We must have a "fair count" on the history of yesterday and last year. The events chronicled yesterday, when the imagination was wrought upon by exciting circumstances, need revision to-day.

The bitter words spoken this morning reproach at eventide the smarting conscience. And the judgments prematurely formed, and the conclusions rapidly reached, maybe rectified and repaired in the light of departed years and enlarged knowledge.

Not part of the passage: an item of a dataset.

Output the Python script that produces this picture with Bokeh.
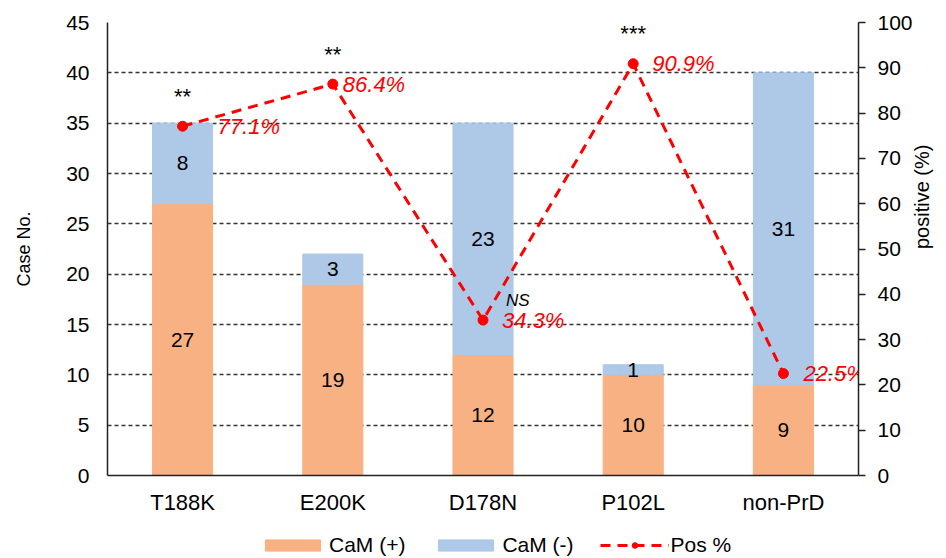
import math
from bokeh.plotting import figure
from bokeh.layouts import column
from bokeh.models import (ColumnDataSource, Range1d, LinearAxis, FixedTicker, Legend, LegendItem, FactorRange)
from bokeh.core.properties import value
from bokeh.embed import file_html
from bokeh.resources import INLINE

categories = ["T188K", "E200K", "D178N", "P102L", "non-PrD"]
cam_pos = [27, 19, 12, 10, 9]
cam_neg = [8, 3, 23, 1, 31]
pos_pct = [77.1, 86.4, 34.3, 90.9, 22.5]
pct_labels = ["77.1%", "86.4%", "34.3%", "90.9%", "22.5%"]
sig_labels = ["**", "**", "NS", "***", ""]
left_ticks = [0, 5, 10, 15, 20, 25, 30, 35, 40, 45]
right_ticks = [0, 10, 20, 30, 40, 50, 60, 70, 80, 90, 100]
legend_labels = ["CaM (+)", "CaM (-)", "Pos %"]

FONT = "Liberation Sans"
ORANGE = "#F8B183"
BLUE = "#AEC8E8"
RED = "#FF0000"

totals = [a + b for a, b in zip(cam_pos, cam_neg)]
src = ColumnDataSource(dict(
    cat=categories, pos=cam_pos, neg=cam_neg, total=totals,
    pos_mid=[a / 2 for a in cam_pos],
    neg_mid=[a + b / 2 for a, b in zip(cam_pos, cam_neg)],
    pos_txt=[str(v) for v in cam_pos], neg_txt=[str(v) for v in cam_neg],
    pct=pos_pct, pct_txt=pct_labels,
))

p = figure(width=946, height=530, x_range=FactorRange(*categories, range_padding=0),
           y_range=Range1d(0, 45), output_backend="svg", toolbar_location=None,
           min_border_left=107, min_border_right=88, min_border_top=22, min_border_bottom=55)
p.x_range.range_padding = 0
p.outline_line_color = None
p.background_fill_color = "white"
p.extra_y_ranges = {"pct": Range1d(0, 100)}

p.vbar(x="cat", top="pos", bottom=0, width=0.4, color=ORANGE, source=src)
p.vbar(x="cat", top="total", bottom="pos", width=0.4, color=BLUE, source=src)

p.text(x="cat", y="pos_mid", text="pos_txt", source=src, text_align="center", text_baseline="middle",
       text_font=value(FONT), text_font_size="21px", text_color="black")
p.text(x="cat", y="neg_mid", text="neg_txt", source=src, text_align="center", text_baseline="middle",
       text_font=value(FONT), text_font_size="21px", text_color="black")

p.line(x="cat", y="pct", source=src, y_range_name="pct", line_color=RED, line_width=3, line_dash="10 7")
p.scatter(x="cat", y="pct", source=src, y_range_name="pct", size=10, color=RED)

# percent labels
offsets = [35, 10, 19, 19, 20]
for c, v, t, o in zip(categories, pos_pct, pct_labels, offsets):
    p.text(x=[c], y=[v], text=[t], y_range_name="pct", x_offset=o, text_align="left",
           text_baseline="middle", text_font=value(FONT), text_font_size="22px",
           text_font_style="italic", text_color=RED)

# significance labels
for c, v, s in zip(categories, pos_pct, sig_labels):
    if not s:
        continue
    if s == "NS":
        p.text(x=[c], y=[v], text=[s], y_range_name="pct", x_offset=23, y_offset=-20,
               text_align="left", text_baseline="middle", text_font=value(FONT),
               text_font_size="17px", text_font_style="italic", text_color="black")
    else:
        p.text(x=[c], y=[v], text=[s], y_range_name="pct", y_offset=-30,
               text_align="center", text_baseline="middle", text_font=value(FONT),
               text_font_size="22px", text_color="black")

# axes
p.yaxis.ticker = FixedTicker(ticks=left_ticks)
p.yaxis.axis_label = "Case No."
ax = p.yaxis[0]
ax.major_tick_out = 0
ax.major_tick_in = 0
ax.minor_tick_out = 0
ax.minor_tick_in = 0
ax.axis_line_color = "#222222"
ax.axis_line_width = 1.5
ax.major_label_text_font = FONT
ax.major_label_text_font_size = "21px"
ax.major_label_text_color = "black"
ax.axis_label_text_font = FONT
ax.axis_label_text_font_size = "18px"
ax.axis_label_text_font_style = "normal"
ax.axis_label_text_color = "black"
ax.major_label_standoff = 18
ax.axis_label_standoff = 29

ra = LinearAxis(y_range_name="pct", ticker=FixedTicker(ticks=right_ticks), axis_label="positive (%)")
ra.major_tick_out = 7
ra.major_tick_in = 0
ra.minor_tick_out = 0
ra.minor_tick_in = 0
ra.axis_line_color = "#222222"
ra.axis_line_width = 1.5
ra.major_tick_line_color = "#222222"
ra.major_tick_line_width = 1.5
ra.major_label_text_font = FONT
ra.major_label_text_font_size = "21px"
ra.major_label_text_color = "black"
ra.axis_label_text_font = FONT
ra.axis_label_text_font_size = "20px"
ra.axis_label_text_font_style = "normal"
ra.axis_label_text_color = "black"
ra.axis_label_orientation = math.pi / 2
ra.major_label_standoff = 12
ra.axis_label_standoff = 6
p.add_layout(ra, "right")

xa = p.xaxis[0]
xa.major_tick_out = 0
xa.major_tick_in = 0
xa.axis_line_color = "#222222"
xa.axis_line_width = 1.5
xa.major_label_text_font = FONT
xa.major_label_text_font_size = "22px"
xa.major_label_text_color = "black"
xa.major_label_standoff = 14

p.xgrid.grid_line_color = None
p.ygrid.grid_line_color = "#333333"
p.ygrid.grid_line_dash = "4 3"
p.ygrid.grid_line_width = 1.3

# legend strip below the chart (its renderers lie outside the visible range)
p2 = figure(width=946, height=28, x_range=FactorRange(*categories), y_range=Range1d(1000, 1001),
            output_backend="svg", toolbar_location=None, x_axis_location=None,
            y_axis_location=None, min_border=0)
p2.outline_line_color = None
p2.grid.grid_line_color = None
lg_pos = p2.vbar(x="cat", top="pos", bottom=0, width=0.4, color=ORANGE, source=src)
lg_neg = p2.vbar(x="cat", top="total", bottom="pos", width=0.4, color=BLUE, source=src)
lg_line = p2.line(x="cat", y="pct", source=src, line_color=RED, line_width=3, line_dash="10 7")
lg_pts = p2.scatter(x="cat", y="pct", source=src, size=10, color=RED)

legend = Legend(items=[
    LegendItem(label=legend_labels[0], renderers=[lg_pos]),
    LegendItem(label=legend_labels[1], renderers=[lg_neg]),
    LegendItem(label=legend_labels[2], renderers=[lg_line, lg_pts]),
], orientation="horizontal", location=(151, 1), background_fill_alpha=0,
    border_line_color=None, label_text_font=FONT, label_text_font_size="21px",
    label_text_color="black",
    glyph_width=69, glyph_height=14, spacing=26, label_standoff=2, padding=0, margin=0)
p2.add_layout(legend, "center")

layout = column(p, p2, spacing=0)
open("out.html", "w").write(file_html(layout, INLINE))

John Brown is rapidly settling down to his proper place in history, and "the madman" has been transformed into a "saint." When Brown struck his first blow for freedom, at the head of his little band of liberators, it was almost the universal judgment of both Americans and foreigners that he was a "fanatic." It seemed the very soul of weakness and arrogance for John Brown to attempt to do so great a work with so small a force. Men reached a decision with the outer and surface facts. But many of the most important and historically trustworthy truths bearing upon the motive, object, and import of that "bold move," have been hidden from the public view, either by prejudice or fear.

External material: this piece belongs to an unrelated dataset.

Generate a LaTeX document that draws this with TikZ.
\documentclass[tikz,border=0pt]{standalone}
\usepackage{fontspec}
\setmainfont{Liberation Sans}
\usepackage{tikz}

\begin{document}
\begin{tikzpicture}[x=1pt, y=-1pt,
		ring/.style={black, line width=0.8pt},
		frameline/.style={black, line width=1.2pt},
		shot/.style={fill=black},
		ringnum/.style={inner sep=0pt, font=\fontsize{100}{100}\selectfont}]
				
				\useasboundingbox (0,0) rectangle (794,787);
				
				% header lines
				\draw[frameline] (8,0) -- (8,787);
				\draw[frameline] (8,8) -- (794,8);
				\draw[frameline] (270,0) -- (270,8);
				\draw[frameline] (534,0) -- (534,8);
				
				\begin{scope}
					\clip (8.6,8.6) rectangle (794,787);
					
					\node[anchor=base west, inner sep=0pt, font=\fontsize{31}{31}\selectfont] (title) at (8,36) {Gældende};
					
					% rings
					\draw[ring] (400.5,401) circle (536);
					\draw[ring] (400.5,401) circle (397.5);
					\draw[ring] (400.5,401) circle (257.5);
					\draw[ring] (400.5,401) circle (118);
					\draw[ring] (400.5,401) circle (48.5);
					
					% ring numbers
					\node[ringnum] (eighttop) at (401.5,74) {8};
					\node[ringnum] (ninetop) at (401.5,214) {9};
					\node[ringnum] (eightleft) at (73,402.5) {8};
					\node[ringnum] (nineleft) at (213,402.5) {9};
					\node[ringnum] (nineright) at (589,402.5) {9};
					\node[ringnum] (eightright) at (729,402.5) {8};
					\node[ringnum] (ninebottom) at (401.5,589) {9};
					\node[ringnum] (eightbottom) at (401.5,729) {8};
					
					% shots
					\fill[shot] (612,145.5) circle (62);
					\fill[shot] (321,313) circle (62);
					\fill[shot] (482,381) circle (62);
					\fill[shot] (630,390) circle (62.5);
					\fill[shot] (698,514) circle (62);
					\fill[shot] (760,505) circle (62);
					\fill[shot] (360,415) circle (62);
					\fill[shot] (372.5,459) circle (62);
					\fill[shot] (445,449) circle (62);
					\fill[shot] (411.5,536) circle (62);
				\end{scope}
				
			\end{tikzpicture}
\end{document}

Some people have thought John Brown—"The Hero of Harper's Ferry"—a hot-headed, blood-thirsty brigand; they animadverted against the precipitancy of his measures, and the severity of his invectives; said that he was lacking in courage and deficient in judgment; that he retarded rather than accelerated the cause he championed. But this was the verdict of other times, not the judgment of to-day.

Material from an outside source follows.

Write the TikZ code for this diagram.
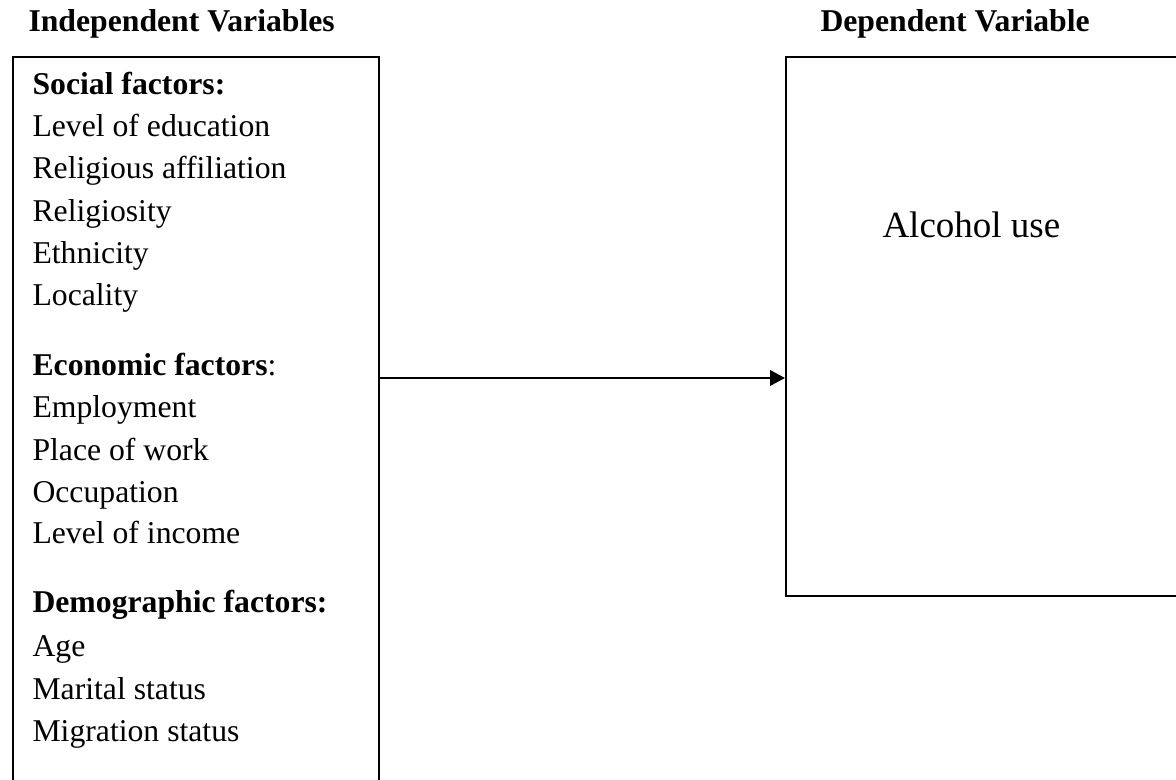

John Brown said to a personal friend during his stay in Kansas: "Young men must learn to wait. Patience is the hardest lesson to learn. I have waited for twenty years to accomplish my purpose." These are not the words of a mere visionary idealist, but the mature language of a practical and judicious leader, a leader than whom the world has never seen a greater. By greatness is meant deep convictions of duty, a sense of the Infinite, "a strong hold on truth," a "conscience void of offence toward God and man," to which the appeals of the innocent and helpless are more potential than the voices of angry thunder or destructive artillery. Such a man was John Brown. He was strong in his moral and mental nature, as well as in his physical nature. He was born to lead; and he led, and made himself the pro-martyr of a cause rapidly perfecting. All through his boyhood days he felt himself lifted and quickened by great ideas and sublime purposes. He had flowing in his veins the blood of his great ancestor, Peter Brown, who came over in the "Mayflower"; and the following inscription appears upon a marble monument in the graveyard at Canton Centre, New York: "In memory of Captain John Brown, who died in the Revolutionary army, at New York, September 3, 1776. He was of the fourth generation, in regular descent, from Peter Brown, one of the Pilgrim Fathers, who landed from the 'Mayflower,' at Plymouth, Massachusetts, December 22, 1620." This is the best commentary on his inherent love of absolute liberty, his marvellous courage and transcendent military genius. For years he elaborated and perfected his plans, working upon the public sentiment of his day by the most praiseworthy means. He bent and bowed the most obdurate conservatism of his day, and rallied to his standards the most eminent men, the strongest intellects in the North. His ethics and religion were as broad as the universe, and beneficent in their wide ramification. And it was upon his "religion of humanity," that embraced our entire species, that he proceeded with his herculean task of striking off the chains of the enslaved. Few, very few of his most intimate friends knew his plans—the plan of freeing the slaves. Many knew his great faith, his exalted sentiments, his ideas of liberty, in their crudity; but to a faithful few only did he reveal his stupendous plans in their entirety.